Testing and Validation

Use automated tests to assert round-trip correctness: encode then decode yields original.
Verify with multiple clients (browser, curl, Node) to ensure consistent behavior.
Lint and validate HTML output to confirm semantic correctness and proper attribute escaping.
Monitor logs for malformed URLs (spaces, unencoded non-ASCII) and fix upstream sources.

Implementation Patterns

Use URL and URLSearchParams instead of manual string concatenation.
Standardize on UTF-8 encoding in all layers (client, server, database).
Enforce canonicalization rules (lowercase hex in percent-encoding, consistent casing for hostnames).
Provide helper utilities for encoding/decoding to avoid duplicated, error-prone code paths.

Operational Checklist

Use UTF-8 for all text before encoding.
Encode query keys and values with encodeURIComponent or URLSearchParams.
Encode path segments; don’t encode / separators.
Handle application/x-www-form-urlencoded differences (+ vs %20).
Avoid double-encoding; validate and sanitize inputs.
Guard against unsafe schemes and redirect destinations.
Normalize Unicode and percent-hex casing for consistency.

FAQ

Do I need to percent-encode ASCII letters? No. Unreserved characters (A–Z a–z 0–9 - . _ ~) remain literal.

Should I encode slashes? No, / is a path separator. Encoding it alters structure and can break routing unless explicitly intended.

Why does my form use plus signs? Because application/x-www-form-urlencoded serializes spaces as +. Treat + as a space during decoding.

How do I handle international domains? Rely on the URL implementation to render Unicode for display and punycode for DNS. Don’t percent-encode hostname labels.

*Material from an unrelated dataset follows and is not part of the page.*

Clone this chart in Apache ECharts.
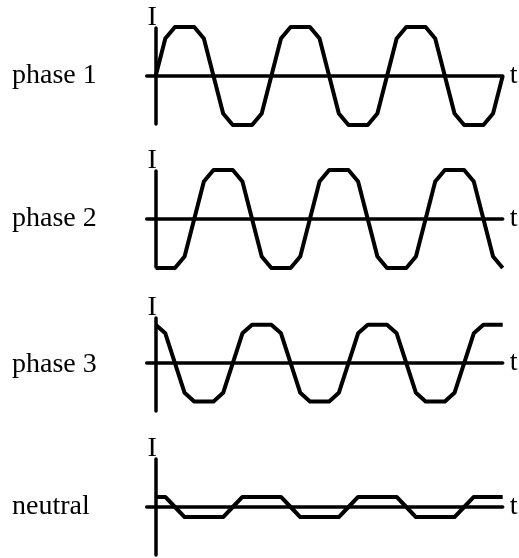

What if I see double-encoded sequences? Audit input sources and ensure decoding happens exactly once. Avoid encoding values that already contain percent-escapes.

Summary

URL encoding is foundational to robust, interoperable web systems. Follow RFC 3986, respect component-specific rules, normalize to UTF-8, understand application/x-www-form-urlencoded nuances, and prefer modern APIs like URL and URLSearchParams. With proper testing, validation, and security checks, your URLs will remain clear, portable, and resilient across clients and servers.